А у меня ее не оказалось, выдержки, потому что я сразу лег и уснул. Ты поймаешь меня на слове: я ведь только что сказал, что не догадался заснуть, как ты, но в том-то и суть. Ты проспишь часов двенадцать, резко сядешь на тахте, откажешься от кофе, наскоро поблагодаришь меня, стараясь не пересечься взглядами, и уйдешь, и ни к чему тебе вспоминать, как ты тихо кричала свое «а». Я, правда, считаю, что ни к чему. Так все будет, потому что именно так и было, ты сама помнишь.

Ее звали Таня.

Я уснул совсем не так, как ты, в чем и суть. А там познакомился с одним парнем, своим ровесником, по имени Валя; он был художник, а туда, где мы оба находились, его поместили родители, потому что им не нравилось, как он пишет, им бы хотелось, чтобы он писал по-другому.
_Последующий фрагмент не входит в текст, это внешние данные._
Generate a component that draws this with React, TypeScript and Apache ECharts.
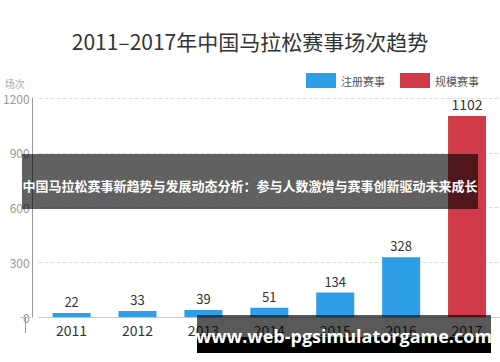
import React, { useEffect, useRef } from "react";
import * as echarts from "echarts";

const years = ["2011", "2012", "2013", "2014", "2015", "2016", "2017"];
const registeredRaces = [22, 33, 39, 51, 134, 328, "-"];
const scaleRaces = ["-", "-", "-", "-", "-", "-", 1102];
const yTicks = { min: 0, max: 1200, interval: 300 };
const titleText = "2011–2017年中国马拉松赛事场次趋势";
const bannerText = "中国马拉松赛事新趋势与发展动态分析：参与人数激增与赛事创新驱动未来成长";
const watermarkText = "www.web-pgsimulatorgame.com";

const FONT = "'Noto Sans CJK SC', 'Noto Sans', sans-serif";

export default function App() {
  const ref = useRef<HTMLDivElement>(null);
  useEffect(() => {
    if (!ref.current) return;
    const chart = echarts.init(ref.current, null, { renderer: "svg" });
    chart.setOption({
      animation: false,
      backgroundColor: "#ffffff",
      textStyle: { fontFamily: FONT },
      title: {
        text: titleText,
        left: "center",
        top: 25,
        textStyle: { fontSize: 21, fontWeight: "normal", color: "#333", fontFamily: FONT },
      },
      legend: {
        right: 16,
        top: 68,
        itemWidth: 30,
        itemHeight: 15,
        itemGap: 15,
        icon: "rect",
        textStyle: { fontSize: 11, color: "#555", fontFamily: FONT },
        data: ["注册赛事", "规模赛事"],
      },
      grid: { left: 31, right: 0, top: 98, bottom: 45 },
      xAxis: {
        type: "category",
        data: years,
        axisTick: { show: false },
        axisLine: { show: true, lineStyle: { color: "#c8c8c8", width: 1 } },
        axisLabel: { fontSize: 14, color: "#333", margin: 6, fontFamily: FONT },
      },
      yAxis: {
        type: "value",
        min: yTicks.min,
        max: yTicks.max,
        interval: yTicks.interval,
        offset: 6,
        name: "场次",
        nameLocation: "end",
        nameGap: 10,
        nameTextStyle: { fontSize: 10, color: "#aaa", align: "right", padding: [0, 8, 0, 0], fontFamily: FONT },
        axisLine: { show: true, lineStyle: { color: "#999", width: 1 } },
        axisTick: { show: false },
        axisLabel: {
          fontSize: 12,
          color: "#999",
          margin: 3,
          fontFamily: FONT,
          formatter: (v: number) => String(v),
        },
        splitLine: { show: true, lineStyle: { color: "#ddd", type: "dashed" } },
      },
      series: [
        {
          name: "注册赛事",
          type: "bar",
          data: registeredRaces,
          barWidth: 38,
          barGap: "-100%",
          itemStyle: { color: "#2E9FE6" },
          label: { show: true, position: "top", distance: 5, fontSize: 13, color: "#333", fontFamily: FONT },
        },
        {
          name: "规模赛事",
          type: "bar",
          data: scaleRaces,
          barWidth: 38,
          barGap: "-100%",
          itemStyle: { color: "#D13B47" },
          label: { show: true, position: "top", distance: 5, fontSize: 14, color: "#333", fontFamily: FONT },
        },
      ],
      graphic: [
        { type: "line", shape: { x1: 20, y1: 317.5, x2: 31, y2: 317.5 }, style: { stroke: "#c8c8c8", lineWidth: 1 }, z: 5 },
        { type: "line", shape: { x1: 25.5, y1: 317, x2: 25.5, y2: 333 }, style: { stroke: "#999", lineWidth: 1 }, z: 5 },
        {
          type: "rect",
          shape: { x: 22, y: 154, width: 456, height: 55 },
          style: { fill: "rgba(0,0,0,0.62)" },
          z: 100,
        },
        {
          type: "text",
          x: 250,
          y: 185,
          style: {
            text: bannerText,
            fill: "#fff",
            fontSize: 13,
            fontWeight: "bold",
            fontFamily: FONT,
            align: "center",
            verticalAlign: "middle",
          },
          z: 101,
        },
        {
          type: "rect",
          shape: { x: 197, y: 315, width: 294, height: 22 },
          style: { fill: "rgba(0,0,0,0.65)" },
          z: 100,
        },
        {
          type: "rect",
          shape: { x: 197, y: 337, width: 294, height: 16 },
          style: { fill: "#000" },
          z: 100,
        },
        {
          type: "text",
          x: 344,
          y: 336,
          style: {
            text: watermarkText,
            fill: "#fff",
            fontSize: 18,
            fontWeight: "bold",
            fontFamily: "'Open Sans', 'Noto Sans', sans-serif",
            align: "center",
            verticalAlign: "middle",
          },
          z: 101,
        },
      ],
    });
    return () => chart.dispose();
  }, []);
  return <div ref={ref} style={{ position: "fixed", left: 0, top: 0, width: 500, height: 362 }} />;
}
Меня выписали через два с половиной месяца, а Валя остался. Мы тут же встретились с Юрой, и Юра рассказала мне про свою бабушку. Все произошло почти одновременно: родители упрятали Вальку, Таня сказала, что никогда не любила меня, и Юрина бабушка, которая на двенадцать лет подарила Юре удочку и научила его рыбачить, она теперь уходила из дома и терялась, а потом перестала узнавать Юру.

Мне было ясно, что перекошена какая-то главная ось. И я вспомнил про тысячу журавликов японской девочки. Ты, небось, не знаешь, но любой советский человек, разбуди его среди ночи, расскажет историю японской девочки, которая была больна лучевой болезнью после Хиросимы, а есть такая легенда у японцев, что если сделаешь тысячу бумажных журавликов, исполнится твое самое заветное желание. Девочка так мечтала излечиться, что поверила в это… Слышала, да? Ну, вот. Мы понятия не имели, как эти журавлики делаются. Юра раздобыл Бог весть как, в Институте восточных языков, что ли, японский детский журнал, где было про оригами, и мы засели как проклятые.